Late last month, Powell said at a news conference that Fed officials would discuss tapering its bond purchases at upcoming “meetings,” which would include September, foreclosing the possibility of an announcement that month, Dutta said.

Fed officials have said the economy needs to make “substantial further progress” toward its goals of maximum employment and annual inflation at modestly above 2% before the central bank will begin to pare its bond purchases. Rosengren said that he believed that this criteria had already been met with inflation, which has surged above 2% since this spring, and was close to being fulfilled in regard to jobs.

According to the Fed’s preferred measure, inflation reached 4% in June compared with a year ago. Excluding volatile food and energy prices, it was 3.5%, the fastest year-over-year growth since 1991.
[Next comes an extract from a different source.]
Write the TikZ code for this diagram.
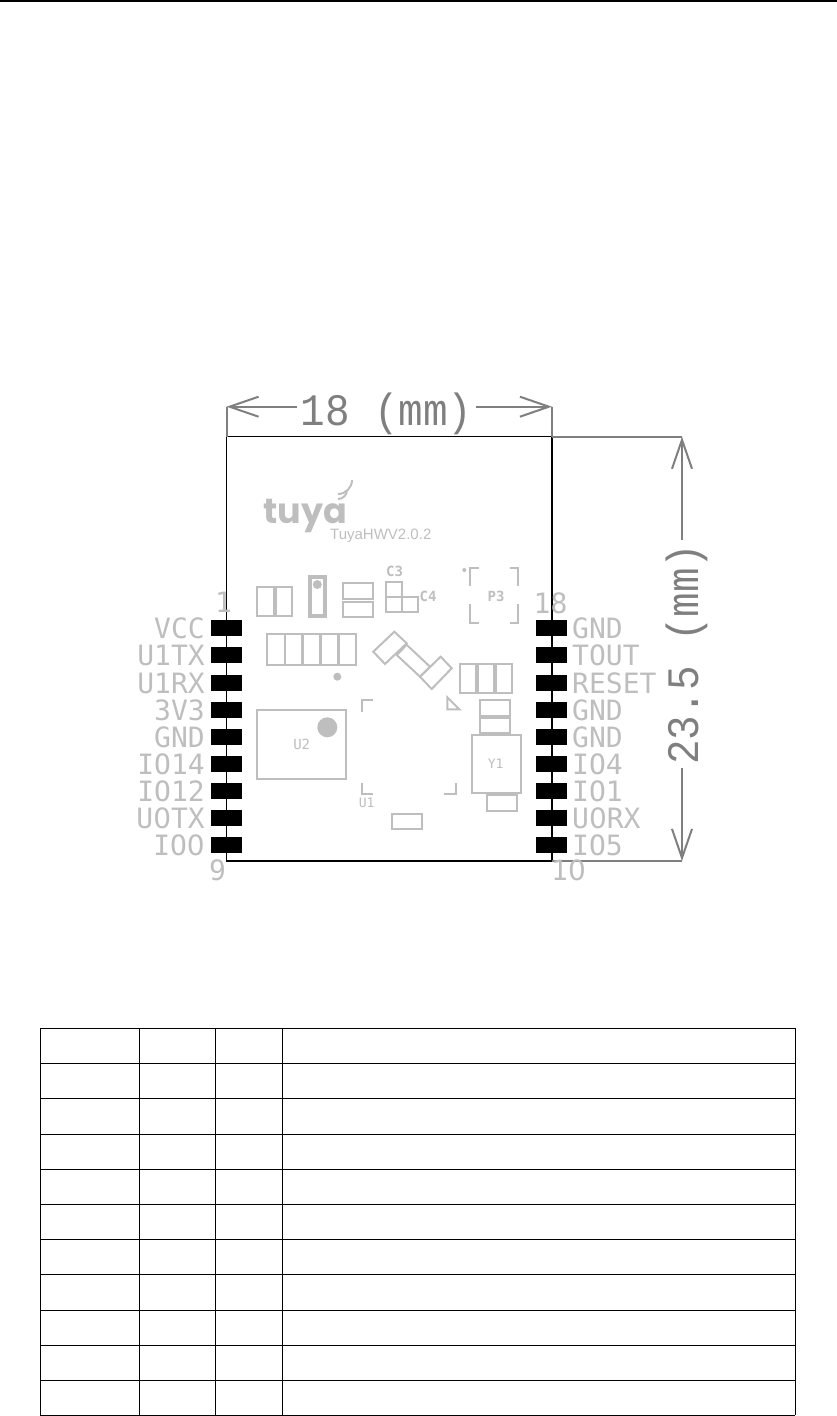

“I would expect if we continue to have (jobs) reports like we’ve had over the last two, with very substantial payroll employment gains, that by the September meeting, we would, in my view, meet the substantial further progress criteria, and that would imply starting to taper sometime this fall,” Rosengren said.
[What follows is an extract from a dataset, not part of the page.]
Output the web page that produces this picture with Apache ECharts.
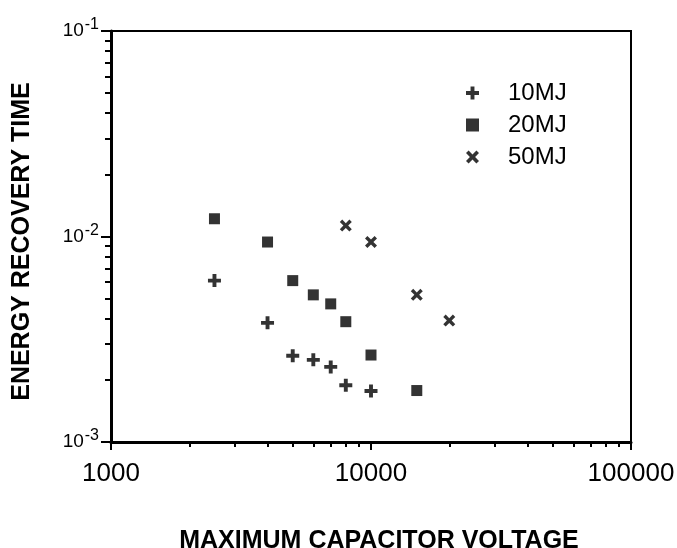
<!DOCTYPE html>
<html>
<head>
<meta charset="utf-8">
<script src="https://cdn.jsdelivr.net/npm/echarts@6/dist/echarts.min.js"></script>
<style>
  html, body { margin: 0; padding: 0; background: #fff; }
  #main { width: 677px; height: 548px; }
</style>
</head>
<body>
<div id="main"></div>
<script>
// values
var seriesNames = ['10MJ', '20MJ', '50MJ'];
var volt10 = [2500, 4000, 5000, 6000, 7000, 8000, 10000];
var time10 = [0.0061, 0.0038, 0.00263, 0.00251, 0.00232, 0.00189, 0.00177];
var volt20 = [2500, 4000, 5000, 6000, 7000, 8000, 10000, 15000];
var time20 = [0.0122, 0.0094, 0.0061, 0.0052, 0.0047, 0.00385, 0.00265, 0.00178];
var volt50 = [8000, 10000, 15000, 20000];
var time50 = [0.0113, 0.0094, 0.0052, 0.0039];

var plusPath = 'path://M3.5,0H6.5V3.5H10V6.5H6.5V10H3.5V6.5H0V3.5H3.5Z';
var crossPath = 'path://M0,2L2,0L5,3L8,0L10,2L7,5L10,8L8,10L5,7L2,10L0,8L3,5Z';

function pairs(xs, ys) {
  return xs.map(function (x, i) { return [x, ys[i]]; });
}

window.onload = function () {
  var chartDom = document.getElementById('main');
  var myChart = echarts.init(chartDom);
  var font = 'Liberation Sans, Arial, sans-serif';
  var option;
  option = {
    animation: false,
    grid: {
      left: 111, right: 46, top: 31, bottom: 106,
      outerBoundsMode: 'none',
      show: true, borderColor: '#000', borderWidth: 2
    },
    legend: {
      orient: 'vertical',
      left: 461, top: 76,
      itemWidth: 13, itemHeight: 13, itemGap: 8,
      data: seriesNames,
      textStyle: { fontFamily: font, fontSize: 24, color: '#000', padding: [0, 0, 0, 24] }
    },
    xAxis: {
      type: 'log', logBase: 10, min: 1000, max: 100000,
      name: 'MAXIMUM CAPACITOR VOLTAGE',
      nameLocation: 'middle', nameGap: 87,
      nameTextStyle: { fontFamily: font, fontSize: 25, fontWeight: 'bold', color: '#000', padding: [0, 0, 0, 16] },
      axisLine: { lineStyle: { color: '#000', width: 3 } },
      axisTick: { show: true, length: 8, lineStyle: { color: '#000', width: 2 } },
      minorTick: { show: true, splitNumber: 9, length: 5, lineStyle: { color: '#000', width: 2 } },
      splitLine: { show: false },
      axisLabel: {
        margin: 19, fontFamily: font, fontSize: 26, color: '#000',
        formatter: function (v) { return String(Math.round(v)); }
      }
    },
    yAxis: {
      type: 'log', logBase: 10, min: 0.001, max: 0.1,
      name: 'ENERGY RECOVERY TIME',
      nameLocation: 'middle', nameGap: 76, nameRotate: 90,
      nameTextStyle: { fontFamily: font, fontSize: 25, fontWeight: 'bold', color: '#000', padding: [0, 10, 0, 0] },
      axisLine: { lineStyle: { color: '#000', width: 3 } },
      axisTick: { show: true, length: 10, lineStyle: { color: '#000', width: 2 } },
      minorTick: { show: true, splitNumber: 9, length: 6, lineStyle: { color: '#000', width: 2 } },
      splitLine: { show: false },
      axisLabel: {
        margin: 12, fontFamily: font, color: '#000',
        formatter: function (v) {
          return '{b|10}{s|' + Math.round(Math.log10(v)) + '}';
        },
        rich: {
          b: { fontFamily: font, fontSize: 19, color: '#000' },
          s: { fontFamily: font, fontSize: 16, color: '#000', padding: [0, 0, 12, 1] }
        }
      }
    },
    series: [
      {
        name: seriesNames[0], type: 'scatter',
        symbol: plusPath, symbolSize: 13,
        itemStyle: { color: '#000' },
        data: pairs(volt10, time10)
      },
      {
        name: seriesNames[1], type: 'scatter',
        symbol: 'rect', symbolSize: 11,
        itemStyle: { color: '#000' },
        data: pairs(volt20, time20)
      },
      {
        name: seriesNames[2], type: 'scatter',
        symbol: crossPath, symbolSize: 12,
        itemStyle: { color: '#000' },
        data: pairs(volt50, time50)
      }
    ]
  };
  option && myChart.setOption(option);
};
</script>
</body>
</html>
The economy added a robust 943,000 jobs in July, the government reported Friday, and the unemployment rate fell last month to 5.4%, from 5.9%. That followed a similarly strong report for June.

Rosengren said that while he agreed with Powell that current inflation levels were mostly driven by temporary factors related to supply shortages, such as spikes in used car prices, other factors such as rising wages were likely to persist and keep inflation at least slightly above 2% through next year.

“I welcome the fact that we’re seeing higher wages,” Rosengren said. “That’s good for greater economic equality. … We do want to see sustained increases in wages to make sure that we have sustained increases in prices.”

Powell and some other Fed officials, including Presidents Mary Daly of the San Francisco Fed and Neel Kashkari of the Minneapolis Fed, have said they remain focused on making more progress in reducing unemployment before pulling back on the Fed’s stimulus efforts. Even after last week’s jobs report, the economy still has 5.7 million fewer jobs than before the pandemic.

Yet Rosengren suggested that the bond purchases, which are intended to boost consumer and business spending and spur demand for workers, are less effective when demand for labor is already strong and is being held back by disrupted supply chains. Many of the unemployed have concerns about contracting the virus at a job or have children to care for. Some have been receiving a soon-to-expire $300-a-week federal unemployment supplement or have been holding out for higher pay.

“If you continue to purchase assets, the reaction primarily is in pricing, not so much in employment,” the Boston Fed president said. “I don’t think asset purchases are having the desired impact on really promoting employment.”

Home prices are soaring, yet just 8,300 jobs were added in residential construction last month, Rosengren noted. Fewer than 1,000 jobs were added in auto manufacturing. Nearly all the 943,000 jobs added were outside those two interest-rate sensitive sectors that Fed policies are intended to bolster.